# D-Separation (Theory)¶

The rules of d-separation, due to Pearl (1988), can be used to determine the dependences and independences among the variables of a Bayesian network. This is very useful for e.g. (structural) model verification and explanation. It is possible to perform d-separation in HUGIN when the network is in run-mode.

To use the rules of d-separation, one must be familiar with the three fundamental kinds of connections

X \(\rightarrow\) Y \(\rightarrow\) Z (

*serial connection*): Information may be transmitted through the connection unless the state of Y is known. Example: If we observe the rain falling (Y), any knowledge that there is a dark cloud (X) is irrelevant to any hypothesis (or belief) about wet lawn (Z). On the other hand, if we don’t known whether it rains or not, observing a dark cloud will increase our belief about rain, which in turn will increase our belief about wet lawn.X \(\leftarrow\) Y \(\rightarrow\) Z (

*diverging connection*): Information may be transmitted through the connection unless the state of Y is known. Example: If we observe the rain falling (Y) and then that the lawn is wet (X), the added knowledge that the lawn is wet (X) will tell us nothing more about the type of weather report to expect from the radio (Z) than the information gained from observing the rain alone. On the other hand, if we don’t known whether it rains or not, a rain report in the radio will increase our belief that it is raining, which in turn will increase our belief about wet lawn.X \(\rightarrow\) Y \(\leftarrow\) Z (

*converging connection*): Information may be transmitted through the connection only if information about the state of Y or one of its descendants is available. Example: If we know the lawn is wet (Y) and that the sprinkler is on (X), then this will effect our belief about whether it has been raining or not (Z), as the wet lawn leads us to believe that this was because of the sprinkler rather than the rain. On the other hand, if we have no knowledge about the state of the lawn, then observing that it rains will not affect our belief about whether the sprinkler has been on or not.

Two variables X and Z are *d-separated* if for all paths between X and Z there is an intermediate variable Y such that either

the connection is serial or diverging and Y is instantiated (i.e., its value is known), or

the connection is converging and neither Y nor any of its descendants have received evidence.

If X and Z are not d-separated, they are *d-connected*. Note that dependence and independence depends on what you know (and do not know). That is, the evidence available plays a significant role when determining the dependence and independence relations.
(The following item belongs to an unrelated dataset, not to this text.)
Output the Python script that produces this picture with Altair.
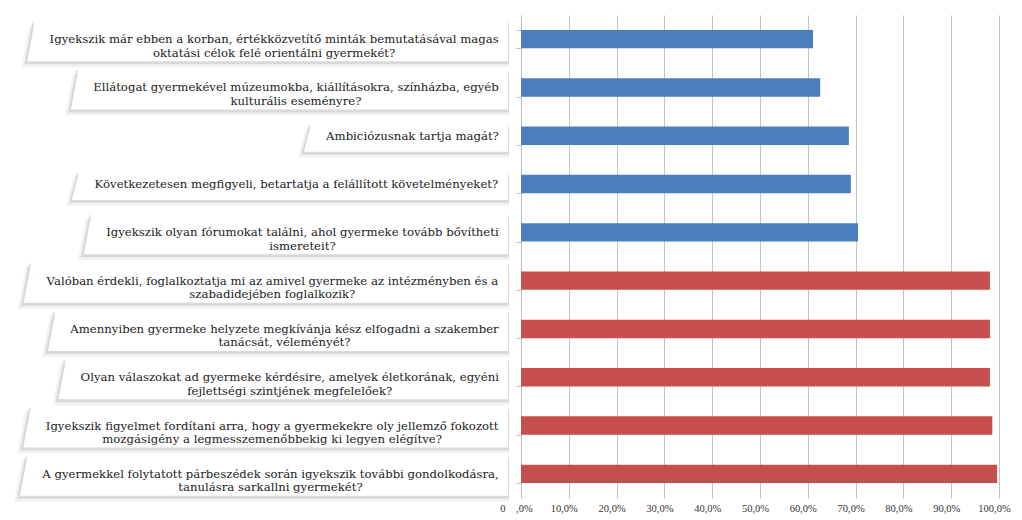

Let us consider the DAG in Figure 1. Using the above rules, we find e.g. that

C and L are d-separated, as each path between C and L includes at least one converging connection.

C and L are d-connected given K (i.e., the value of K is known), as there are now several paths between C and L where the converging connections contain an instantiated variable (e.g., C \(\rightarrow\) G \(\rightarrow\) K \(\leftarrow\) H \(\rightarrow\) L) or a descendant (K) of the node in the converging connection has been instantiated (e.g., C \(\leftarrow\) A \(\rightarrow\) D \(\leftarrow\) B \(\rightarrow\) E \(\rightarrow\) H \(\rightarrow\) L).

As mentioned in Introduction to Bayesian Networks, an alternative to using the d-separation rules is to use an equivalent criterion due to Lauritzen et al. (1990):: Let A, B, and C be disjoint sets of variables. Then

identify the smallest sub-graph that contains A B C and their ancestors,

add undirected links between nodes having a common child, and

drop directions on all directed links.

Now, if every path from a variable in A to a variable in B contains a variable in C, then A is conditionally independent of B given C.